Like most political junkies, I stayed up too late last watching the results begin to come in. Reflecting this morning after some sleep, and seeing further results, I think Labour has some thing to consider.
Projections show that Labour will probably end up as the largest party, at around 37%, with the Conservatives a few points behind. Andy Burnham on Today this morning compared this result to the Conservative one of 1998, which puts last night firmly in the box marked 'a good start'.
However, some things lay deeper that Labour must reflect on, and improve on.
Firstly, Labour's gains, especially in the North of England and Wales, are based on a catastrophic collapse of support for the Liberal Democrats, and the transference of much of that vote to Labour. Can Labour really rely on this nadir of Liberal support from hereon? I suspect not. The Conservative share of the vote is broadly in line with last years GE, despite lots of bad news. If this is the low point of the Conservatives, David Cameron will be a happy man.

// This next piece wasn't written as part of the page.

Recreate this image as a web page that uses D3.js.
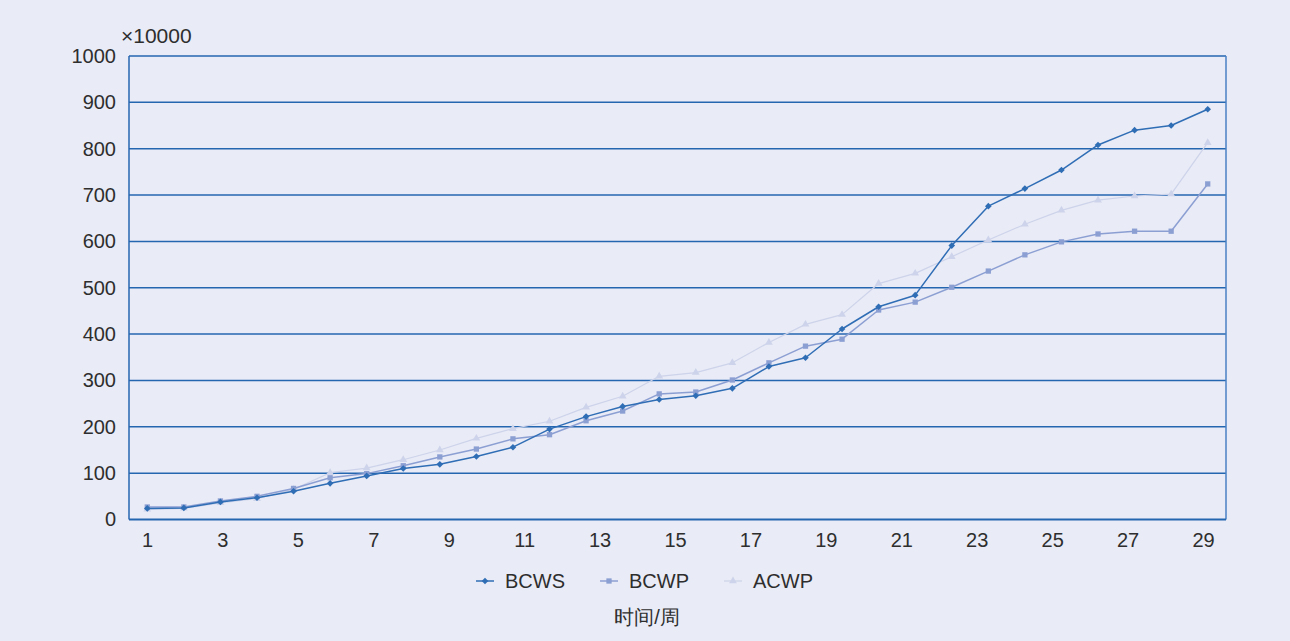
<!DOCTYPE html>
<html>
<head>
<meta charset="utf-8">
<script src="https://cdn.jsdelivr.net/npm/d3@7/dist/d3.min.js"></script>
<style>
  html, body { margin: 0; padding: 0; background: #e9ebf6; }
  svg { display: block; }
  text { font-family: "Liberation Sans", Arial, sans-serif; fill: #2e2e2e; }
</style>
</head>
<body>
<svg id="chart" width="1290" height="641"></svg>
<script>
// Weekly cumulative cost values (unit: ×10000)
const weeks = d3.range(1, 31);
const bcws = [24, 25, 38, 47, 61, 78, 94, 110, 119, 136, 156, 195, 222, 244, 259, 267,
              283, 330, 349, 411, 459, 484, 591, 676, 714, 754, 808, 840, 850, 885];
const bcwp = [27, 27, 40, 50, 67, 90, 99, 116, 135, 152, 174, 183, 213, 234, 271, 275,
              301, 338, 374, 389, 452, 469, 501, 536, 571, 599, 616, 622, 622, 724];
const acwp = [22, 24, 36, 45, 65, 101, 111, 129, 150, 175, 196, 212, 242, 266, 309, 317,
              338, 382, 421, 442, 509, 531, 567, 603, 637, 667, 689, 698, 702, 813];
const xTickLabels = [1, 3, 5, 7, 9, 11, 13, 15, 17, 19, 21, 23, 25, 27, 29];
const yTickValues = [0, 100, 200, 300, 400, 500, 600, 700, 800, 900, 1000];

const seriesList = [
  { name: "BCWS", values: bcws, color: "#2f6db5", width: 1.5, symbol: d3.symbolDiamond2, size: 28 },
  { name: "BCWP", values: bcwp, color: "#8c9fd3", width: 1.5, symbol: d3.symbolSquare, size: 28 },
  { name: "ACWP", values: acwp, color: "#cdd3ea", width: 1.2, symbol: d3.symbolTriangle, size: 26 }
];

const svg = d3.select("#chart");
const plot = { left: 129, right: 1226, top: 56, bottom: 519.5 };
const gridColor = "#2566b0";

// Data points sit in the centre of 30 equal slots across the plot
const x = d3.scalePoint().domain(weeks).range([plot.left, plot.right]).padding(0.5);
// Week labels along the bottom
const xLabel = d3.scaleLinear().domain([1, 29]).range([147, 1203]);
const y = d3.scaleLinear().domain([0, 1000]).range([plot.bottom, plot.top]);

// Horizontal grid lines
svg.append("g")
  .selectAll("line")
  .data(yTickValues.slice(1))
  .join("line")
  .attr("x1", plot.left).attr("x2", plot.right)
  .attr("y1", d => y(d)).attr("y2", d => y(d))
  .attr("stroke", gridColor).attr("stroke-width", 1.5);

// Frame: left, right and bottom edges
const frame = svg.append("g").attr("stroke", gridColor).attr("stroke-width", 1.5).attr("fill", "none");
frame.append("line").attr("x1", plot.left).attr("x2", plot.left).attr("y1", plot.top).attr("y2", plot.bottom);
frame.append("line").attr("x1", plot.right).attr("x2", plot.right).attr("y1", plot.top).attr("y2", plot.bottom).attr("stroke", "#4a82c4");
frame.append("line").attr("x1", plot.left).attr("x2", plot.right).attr("y1", plot.bottom).attr("y2", plot.bottom).attr("stroke-width", 2);

// Y axis labels
const yAxis = d3.axisLeft(y).tickValues(yTickValues).tickSize(0).tickPadding(13).tickFormat(d3.format("d"));
const gy = svg.append("g").attr("transform", `translate(${plot.left},0)`).call(yAxis);
gy.select(".domain").remove();
gy.selectAll("text").attr("font-size", 20).attr("fill", "#2e2e2e")
  .attr("font-family", "Liberation Sans, Arial, sans-serif");

// X axis labels
const xAxis = d3.axisBottom(xLabel).tickValues(xTickLabels).tickSize(0).tickPadding(13).tickFormat(d3.format("d"));
const gx = svg.append("g").attr("transform", `translate(0,${plot.bottom})`).call(xAxis);
gx.select(".domain").remove();
gx.selectAll("text").attr("font-size", 20).attr("fill", "#2e2e2e")
  .attr("font-family", "Liberation Sans, Arial, sans-serif");

// Unit label
svg.append("text").attr("x", 121).attr("y", 43).attr("font-size", 21).text("×10000");

// Series lines and markers (drawn back to front)
const line = d3.line().x((d, i) => x(weeks[i])).y(d => y(d));
[...seriesList].reverse().forEach(s => {
  const g = svg.append("g");
  g.append("path").datum(s.values)
    .attr("d", line).attr("fill", "none")
    .attr("stroke", s.color).attr("stroke-width", s.width).attr("stroke-linejoin", "round");
  g.selectAll("path.m").data(s.values).join("path").attr("class", "m")
    .attr("transform", (d, i) => `translate(${x(weeks[i])},${y(d)})`)
    .attr("d", d3.symbol().type(s.symbol).size(s.size))
    .attr("fill", s.color);
});

// Legend
const legendX = [476, 600, 724];
seriesList.forEach((s, i) => {
  const g = svg.append("g").attr("transform", `translate(${legendX[i]},581)`);
  g.append("line").attr("x1", 0).attr("x2", 18).attr("y1", 0).attr("y2", 0)
    .attr("stroke", s.color).attr("stroke-width", s.width);
  g.append("path").attr("transform", "translate(9,0)")
    .attr("d", d3.symbol().type(s.symbol).size(s.size)).attr("fill", s.color);
  g.append("text").attr("x", 29).attr("y", 0).attr("dy", "0.36em").attr("font-size", 20).text(s.name);
});

// X axis title
svg.append("text").attr("x", 647).attr("y", 624).attr("text-anchor", "middle")
  .attr("font-size", 20).attr("font-family", "Noto Sans CJK SC, sans-serif").text("时间/周");
</script>
</body>
</html>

Secondly, the SNP gains in Scotland are a serious threat to Labour, which normally requires a good Scottish contingent to win a GE. Since devolution, Scotland has developed a strong and distinctive voice and is growing a real self-confidence. Alex Salmond personifies these values. Scottish Labour has struggled to reflect this change in Scotland. Clearly many Scots did not feel Iain Gray could lead a confident, distinctive Scottish Parliament.
Thirdly, the Conservatives had maintained their strength in the South East. If Labour is to ever form a Government again, while their Scottish MPs are under pressure, they cannot rely on northern urban areas and Wales to provide enough MPs, Labour must wins many more seats much further south.
Last night wasn't a disaster for Labour, with some positive signs. However, there remains much work to be done.